Other laws

10.138         In addition to the laws discussed above, stakeholders commented on other laws that may limit fair trial rights.

Trial by jury

10.139         The Australian Constitution provides that the ‘trial on indictment of any offence against any law of the Commonwealth shall be by jury’.[177] But as discussed above, this has been given a narrow interpretation: Parliament may determine which offences are indictable. Therefore any criminal law that is not indictable may, broadly speaking, be said to deny a jury trial to a person charged with that offence.

10.140         Crimes Act s 4G provides: ‘Offences against a law of the Commonwealth punishable by imprisonment for a period exceeding 12 months are indictable offences, unless the contrary intention appears.’

10.141         Crimes Act s 4H provides: ‘Offences against a law of the Commonwealth, being offences which: (a) are punishable by imprisonment for a period not exceeding 12 months; or (b) are not punishable by imprisonment; are summary offences, unless the contrary intention appears.’

10.142         Defendants may therefore be denied a jury trial where: (1) an offence is punishable by fine only or by imprisonment for less than 12 months; and (2) an offence is punishable by a period of more than 12 months, but the statute evinces an intention that the offence be tried summarily.

10.143         The second situation is perhaps of greater concern. An example is the Customs Act 1901 (Cth) s 232A, which concerns rescuing seized goods and assaulting customs officers, and provides that whoever does this: ‘shall be guilty of an offence and shall be liable, upon summary conviction, to a fine not exceeding 5 penalty units or to imprisonment for any period not exceeding 2 years’.

10.144         Crimes Act s 4J provides that certain indictable Commonwealth offences may be dealt with summarily, but usually only with the consent of both the prosecutor and the defendant. Section 4JA also provides that certain indictable offences punishable by fine only may be dealt with summarily.

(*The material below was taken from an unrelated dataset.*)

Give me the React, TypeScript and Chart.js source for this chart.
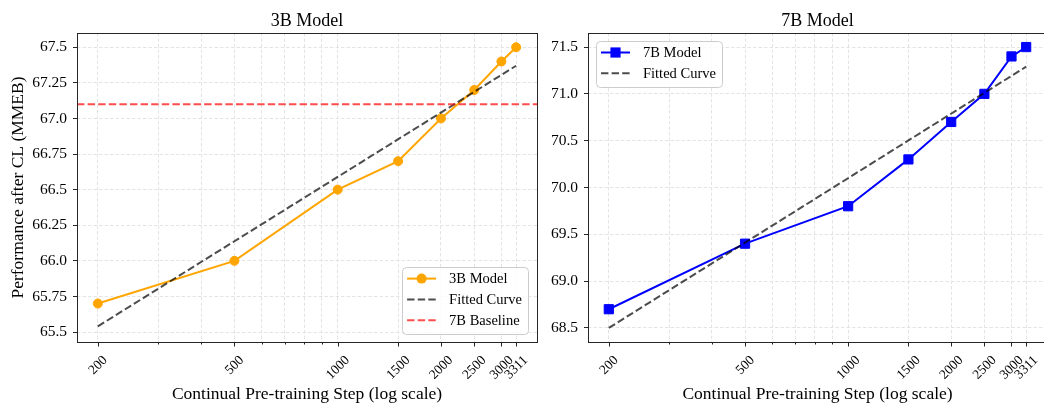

Torture evidence from other countries

10.145         The use in a trial of evidence obtained by torture or duress would not be fair, whether the torture was conducted in Australia or in another country. This is not because torture is immoral and a breach of a fundamental human right, but because evidence obtained by torture is unreliable.[178]

10.146         In a 2005 case concerning ‘third party torture evidence’, Lord Bingham said ‘the English common law has regarded torture and its fruits with abhorrence for over 500 years, and that abhorrence is now shared by over 140 countries which have acceded to the Torture Convention’.[179] The common law’s rejection of torture was ‘hailed as a distinguishing feature of the common law’ and the subject of ‘proud claims’ by many English jurists:

In rejecting the use of torture, whether applied to potential defendants or potential witnesses, the common law was moved by the cruelty of the practice as applied to those not convicted of crime, by the inherent unreliability of confessions or evidence so procured and by the belief that it degraded all those who lent themselves to the practice.[180]

10.147         Australian Lawyers for Human Rights submitted that the exception to admissibility in the Foreign Evidence Act 1994 (Cth)may make it ‘harder for a court to exclude evidence obtained by torture or duress’, because the definition of torture in s 27D(3) is too narrow—it should have been inclusive, rather than exclusive.[181]

10.148         The Law Council also submitted that s 27D ‘permits evidence of foreign material and foreign government material obtained indirectly by torture or duress’.[182]

Civil penalty provisions that should be criminal

10.149         A person may be denied their criminal process rights where a regulatory provision is framed as a civil penalty, when it should—given the nature and severity of the penalty—instead have been framed as a criminal offence.

10.150         The Parliamentary Joint Committee on Human Rights has published an interim practice note on this topic[183] and has discussed whether civil penalty provisions should instead be characterised as criminal offences in the context of a range of bills.[184]

10.151         The Law Council has expressed concerns about the sometimes ‘punitive’ civil confiscation proceedings provided for in the Bankruptcy Act 1966 (Cth),[185] and suggested that ‘ordinary protections in respect of criminal matters should be applied’:

The involvement of the Commonwealth DPP in the process offers a valuable safeguard and the guarantees that the person who commences and conducts the proceedings is an Officer of the Court and the Crown, with all the duties that entails, and thus has a personal obligation to ensure that the Court’s powers and processes are adhered to in accordance with the right to a fair trial.[186]

10.152         The Human Rights Committee has said that this topic is complex and ‘should be the subject of continuing dialogue with government’.[187]